You may have seen photos of a cavernous chunk of land in Siberia recently, accompanied by headlines on the growing ‘mouth of hell’.

The Batagaika crater in Yakutia, Russia, has recently entered the news again, though there’s no major update on its spread.

Resembling the rocky outline of a stingray from above, this giant hole first formed in the 1960s when nearby forest clearances caused the underground permafrost to thaw and collapse.

The Indigenous Yakut people who live in the area have reported hearing strange booming sounds for years, as more chunks of frozen wall fall in. While the recovery of a 42,000 year old extinct foal in 2019 - preserved with liquid blood inside - has added to the mysterious aura and scientific possibilities of this site where worlds seem to collide.

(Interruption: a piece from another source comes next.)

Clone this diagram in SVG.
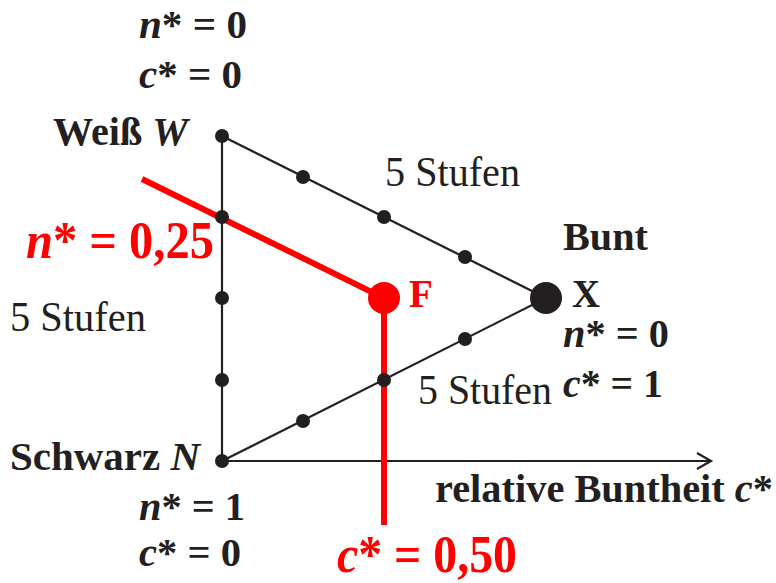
<svg xmlns="http://www.w3.org/2000/svg" width="776" height="583" viewBox="0 0 776 583">
<style>
.b{font-family:"Liberation Serif","Times New Roman",serif;font-weight:bold;fill:#231f20;font-size:40px}
.r{font-family:"Liberation Serif","Times New Roman",serif;fill:#231f20;font-size:42px}
.red{fill:#ff0000;font-size:53px}
.i{font-style:italic}
.edge{stroke:#231f20;stroke-width:2.2;fill:none}
.dot{fill:#231f20}
</style>
<rect width="776" height="583" fill="#fff"/>
<g id="connectors">
<line class="edge" x1="222" y1="136" x2="222" y2="461"/>
<line class="edge" x1="222" y1="136" x2="546" y2="298"/>
<line class="edge" x1="222" y1="461" x2="546" y2="298"/>
<line class="edge" x1="222" y1="461" x2="711" y2="461"/>
<polyline class="edge" points="697,453 711,461 697,469"/>
<polyline points="142,179 384,298 384,525" fill="none" stroke="#ff0000" stroke-width="6"/>
</g>
<g id="dots">
<circle class="dot" cx="222" cy="136" r="7"/>
<circle class="dot" cx="222" cy="217" r="7"/>
<circle class="dot" cx="222" cy="298" r="7"/>
<circle class="dot" cx="222" cy="380" r="7"/>
<circle class="dot" cx="222" cy="461" r="7"/>
<circle class="dot" cx="303" cy="177" r="7"/>
<circle class="dot" cx="384" cy="217" r="7"/>
<circle class="dot" cx="465" cy="257" r="7"/>
<circle class="dot" cx="303" cy="421" r="7"/>
<circle class="dot" cx="384" cy="380" r="7"/>
<circle class="dot" cx="465" cy="339" r="7"/>
</g>
<g id="node-W">
<text class="b" x="139" y="38" textLength="108" lengthAdjust="spacingAndGlyphs"><tspan class="i">n</tspan>* = 0</text>
<text class="b" x="139" y="88" textLength="103" lengthAdjust="spacingAndGlyphs"><tspan class="i">c</tspan>* = 0</text>
<text class="b" x="53" y="145" textLength="135" lengthAdjust="spacingAndGlyphs">Weiß <tspan class="i">W</tspan></text>
</g>
<g id="node-X">
<circle class="dot" cx="546" cy="298" r="16"/>
<text class="b" x="563" y="250" textLength="85" lengthAdjust="spacingAndGlyphs">Bunt</text>
<text class="b" x="572" y="307" textLength="28" lengthAdjust="spacingAndGlyphs">X</text>
<text class="b" x="563" y="347" textLength="106" lengthAdjust="spacingAndGlyphs"><tspan class="i">n</tspan>* = 0</text>
<text class="b" x="563" y="397" textLength="100" lengthAdjust="spacingAndGlyphs"><tspan class="i">c</tspan>* = 1</text>
</g>
<g id="node-N">
<text class="b" x="10" y="470" textLength="190" lengthAdjust="spacingAndGlyphs">Schwarz <tspan class="i">N</tspan></text>
<text class="b" x="139" y="520" textLength="106" lengthAdjust="spacingAndGlyphs"><tspan class="i">n</tspan>* = 1</text>
<text class="b" x="139" y="566" textLength="102" lengthAdjust="spacingAndGlyphs"><tspan class="i">c</tspan>* = 0</text>
</g>
<g id="node-F">
<circle cx="384" cy="298" r="16" fill="#ff0000"/>
<text class="b red" x="409" y="307" style="font-size:40px" textLength="24" lengthAdjust="spacingAndGlyphs">F</text>
<text class="b red" x="26" y="258" textLength="188" lengthAdjust="spacingAndGlyphs"><tspan class="i">n</tspan>* = 0,25</text>
<text class="b red" x="337" y="572" textLength="180" lengthAdjust="spacingAndGlyphs"><tspan class="i">c</tspan>* = 0,50</text>
</g>
<g id="labels">
<text class="r" x="385" y="186" textLength="135" lengthAdjust="spacingAndGlyphs">5 Stufen</text>
<text class="r" x="10" y="331" textLength="136" lengthAdjust="spacingAndGlyphs">5 Stufen</text>
<text class="r" x="418" y="404" textLength="134" lengthAdjust="spacingAndGlyphs">5 Stufen</text>
<text class="b" x="435" y="502" textLength="338" lengthAdjust="spacingAndGlyphs">relative Buntheit <tspan class="i">c</tspan>*</text>
</g>
</svg>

Scary as it sounds, the most alarming facts lie not with the dimensions of the biggest ‘abrupt thaw’, as they’re known. Instead it is the rate at which other permafrost-induced craters are forming in the Arctic, and the huge stores of greenhouse gases they unleash that are worrying.

Permafrost is any land that stays frozen all year (or, more precisely, for two years straight). The northern permafrost region spans 15 million square kilometres - roughly three times the entire area of the EU plus the UK.

Its compact soils contain more carbon because the plants that grow during the Arctic summer are frozen into the permafrost before they can decompose. This means the region’s frozen ground contains an estimated 1,500 billion tonnes of carbon.

It is a staggering amount that equates to three times the mass of all living vegetation on Earth, explains Gustaf Hugelius, a permafrost expert at Stockholm University.